* What the task asks
Transcribe every line exactly. Leave the pictures behind.

* Data lines
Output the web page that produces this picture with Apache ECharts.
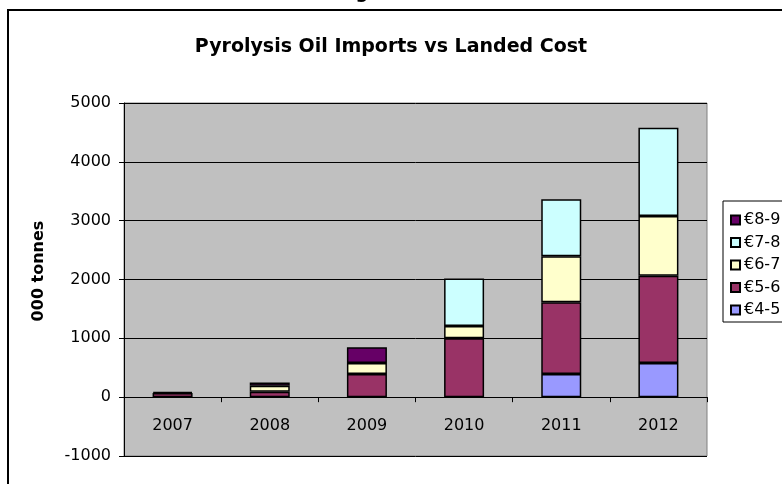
<!DOCTYPE html>
<html>
<head>
<meta charset="utf-8">
<script src="https://cdn.jsdelivr.net/npm/echarts@6/dist/echarts.min.js"></script>
<style>
  html, body { margin: 0; padding: 0; background: #fff; }
  #chart { width: 782px; height: 484px; }
</style>
</head>
<body>
<div id="chart"></div>
<script>
// Import years
const years = ['2007', '2008', '2009', '2010', '2011', '2012'];

// Imports by landed-cost band, thousand tonnes (null = none in that year)
const band45 = [null, null, null, null, 395, 580];
const band56 = [70, 90, 395, 1000, 1220, 1485];
const band67 = [null, 105, 185, 210, 780, 1015];
const band78 = [null, null, null, 805, 970, 1500];
const band89 = [20, 55, 270, null, null, null];

const bandNames = ['€4-5', '€5-6', '€6-7', '€7-8', '€8-9'];
const bandValues = [band45, band56, band67, band78, band89];
const bandColors = ['#9999FF', '#993366', '#FFFFCC', '#CCFFFF', '#660066'];

const FONT = 'DejaVu Sans, Liberation Sans, Arial, sans-serif';

const chart = echarts.init(document.getElementById('chart'), null, { renderer: 'canvas' });

const series = bandNames.map((name, i) => ({
  name: name,
  type: 'bar',
  stack: 'imports',
  barWidth: 40,
  data: bandValues[i],
  itemStyle: { color: bandColors[i], borderColor: '#000', borderWidth: 1.5 },
  emphasis: { disabled: true }
}));

chart.setOption({
  animation: false,
  backgroundColor: '#fff',
  title: {
    text: 'Pyrolysis Oil Imports vs Landed Cost',
    left: 'center',
    top: 33,
    textStyle: { fontFamily: FONT, fontSize: 19, fontWeight: 'bold', color: '#000' }
  },
  grid: {
    left: 124, right: 75, top: 103, bottom: 28,
    show: true,
    backgroundColor: '#C0C0C0',
    borderColor: '#808080',
    borderWidth: 1
  },
  legend: {
    orient: 'vertical',
    left: 725,
    top: 207,
    data: bandNames.slice().reverse(),
    itemWidth: 9,
    itemHeight: 9,
    itemGap: 6.5,
    icon: 'rect',
    textStyle: { fontFamily: FONT, fontSize: 16, lineHeight: 16, color: '#000', padding: [0, 0, 0, -1] }
  },
  xAxis: {
    type: 'category',
    data: years,
    axisLine: { onZero: true, lineStyle: { color: '#000', width: 1 } },
    axisTick: { show: true, length: 5, lineStyle: { color: '#000' } },
    // labels sit just under the zero line
    axisLabel: { margin: -38, fontFamily: FONT, fontSize: 16, color: '#000' },
    splitLine: { show: false }
  },
  yAxis: {
    type: 'value',
    min: -1000,
    max: 5000,
    interval: 1000,
    axisLine: { show: true, lineStyle: { color: '#000', width: 1 } },
    axisTick: { show: true, length: 5, lineStyle: { color: '#000' } },
    axisLabel: { margin: 13, fontFamily: FONT, fontSize: 16, color: '#000', formatter: (v) => String(v) },
    splitLine: { show: true, lineStyle: { color: '#000', width: 1 } }
  },
  series: series,
  graphic: [
    // outer frame of the chart sheet
    {
      type: 'rect',
      shape: { x: 8, y: 10, width: 820, height: 520 },
      style: { fill: null, stroke: '#000', lineWidth: 2 },
      silent: true, z: 100
    },
    // tail of the heading above the frame
    {
      type: 'text',
      x: 362, y: 2,
      style: { text: 'g', font: 'bold 18px ' + FONT, fill: '#000', align: 'center', verticalAlign: 'bottom' },
      silent: true
    },
    // legend box
    {
      type: 'rect',
      shape: { x: 723, y: 201, width: 120, height: 121 },
      style: { fill: '#fff', stroke: '#000', lineWidth: 1 },
      silent: true, z: -1
    },
    // value axis title
    {
      type: 'text',
      x: 39, y: 271,
      rotation: Math.PI / 2,
      style: { text: '000 tonnes', font: 'bold 16px ' + FONT, fill: '#000', align: 'center', verticalAlign: 'middle' },
      silent: true
    }
  ]
});
</script>
</body>
</html>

* Result of the task
Output the web page that produces this picture with Apache ECharts.
<!DOCTYPE html>
<html>
<head>
<meta charset="utf-8">
<script src="https://cdn.jsdelivr.net/npm/echarts@6/dist/echarts.min.js"></script>
<style>
  html, body { margin: 0; padding: 0; background: #fff; }
  #chart { width: 782px; height: 484px; }
</style>
</head>
<body>
<div id="chart"></div>
<script>
// Import years
const years = ['2007', '2008', '2009', '2010', '2011', '2012'];

// Imports by landed-cost band, thousand tonnes (null = none in that year)
const band45 = [null, null, null, null, 395, 580];
const band56 = [70, 90, 395, 1000, 1220, 1485];
const band67 = [null, 105, 185, 210, 780, 1015];
const band78 = [null, null, null, 805, 970, 1500];
const band89 = [20, 55, 270, null, null, null];

const bandNames = ['€4-5', '€5-6', '€6-7', '€7-8', '€8-9'];
const bandValues = [band45, band56, band67, band78, band89];
const bandColors = ['#9999FF', '#993366', '#FFFFCC', '#CCFFFF', '#660066'];

const FONT = 'DejaVu Sans, Liberation Sans, Arial, sans-serif';

const chart = echarts.init(document.getElementById('chart'), null, { renderer: 'canvas' });

const series = bandNames.map((name, i) => ({
  name: name,
  type: 'bar',
  stack: 'imports',
  barWidth: 40,
  data: bandValues[i],
  itemStyle: { color: bandColors[i], borderColor: '#000', borderWidth: 1.5 },
  emphasis: { disabled: true }
}));

chart.setOption({
  animation: false,
  backgroundColor: '#fff',
  title: {
    text: 'Pyrolysis Oil Imports vs Landed Cost',
    left: 'center',
    top: 33,
    textStyle: { fontFamily: FONT, fontSize: 19, fontWeight: 'bold', color: '#000' }
  },
  grid: {
    left: 124, right: 75, top: 103, bottom: 28,
    show: true,
    backgroundColor: '#C0C0C0',
    borderColor: '#808080',
    borderWidth: 1
  },
  legend: {
    orient: 'vertical',
    left: 725,
    top: 207,
    data: bandNames.slice().reverse(),
    itemWidth: 9,
    itemHeight: 9,
    itemGap: 6.5,
    icon: 'rect',
    textStyle: { fontFamily: FONT, fontSize: 16, lineHeight: 16, color: '#000', padding: [0, 0, 0, -1] }
  },
  xAxis: {
    type: 'category',
    data: years,
    axisLine: { onZero: true, lineStyle: { color: '#000', width: 1 } },
    axisTick: { show: true, length: 5, lineStyle: { color: '#000' } },
    // labels sit just under the zero line
    axisLabel: { margin: -38, fontFamily: FONT, fontSize: 16, color: '#000' },
    splitLine: { show: false }
  },
  yAxis: {
    type: 'value',
    min: -1000,
    max: 5000,
    interval: 1000,
    axisLine: { show: true, lineStyle: { color: '#000', width: 1 } },
    axisTick: { show: true, length: 5, lineStyle: { color: '#000' } },
    axisLabel: { margin: 13, fontFamily: FONT, fontSize: 16, color: '#000', formatter: (v) => String(v) },
    splitLine: { show: true, lineStyle: { color: '#000', width: 1 } }
  },
  series: series,
  graphic: [
    // outer frame of the chart sheet
    {
      type: 'rect',
      shape: { x: 8, y: 10, width: 820, height: 520 },
      style: { fill: null, stroke: '#000', lineWidth: 2 },
      silent: true, z: 100
    },
    // tail of the heading above the frame
    {
      type: 'text',
      x: 362, y: 2,
      style: { text: 'g', font: 'bold 18px ' + FONT, fill: '#000', align: 'center', verticalAlign: 'bottom' },
      silent: true
    },
    // legend box
    {
      type: 'rect',
      shape: { x: 723, y: 201, width: 120, height: 121 },
      style: { fill: '#fff', stroke: '#000', lineWidth: 1 },
      silent: true, z: -1
    },
    // value axis title
    {
      type: 'text',
      x: 39, y: 271,
      rotation: Math.PI / 2,
      style: { text: '000 tonnes', font: 'bold 16px ' + FONT, fill: '#000', align: 'center', verticalAlign: 'middle' },
      silent: true
    }
  ]
});
</script>
</body>
</html>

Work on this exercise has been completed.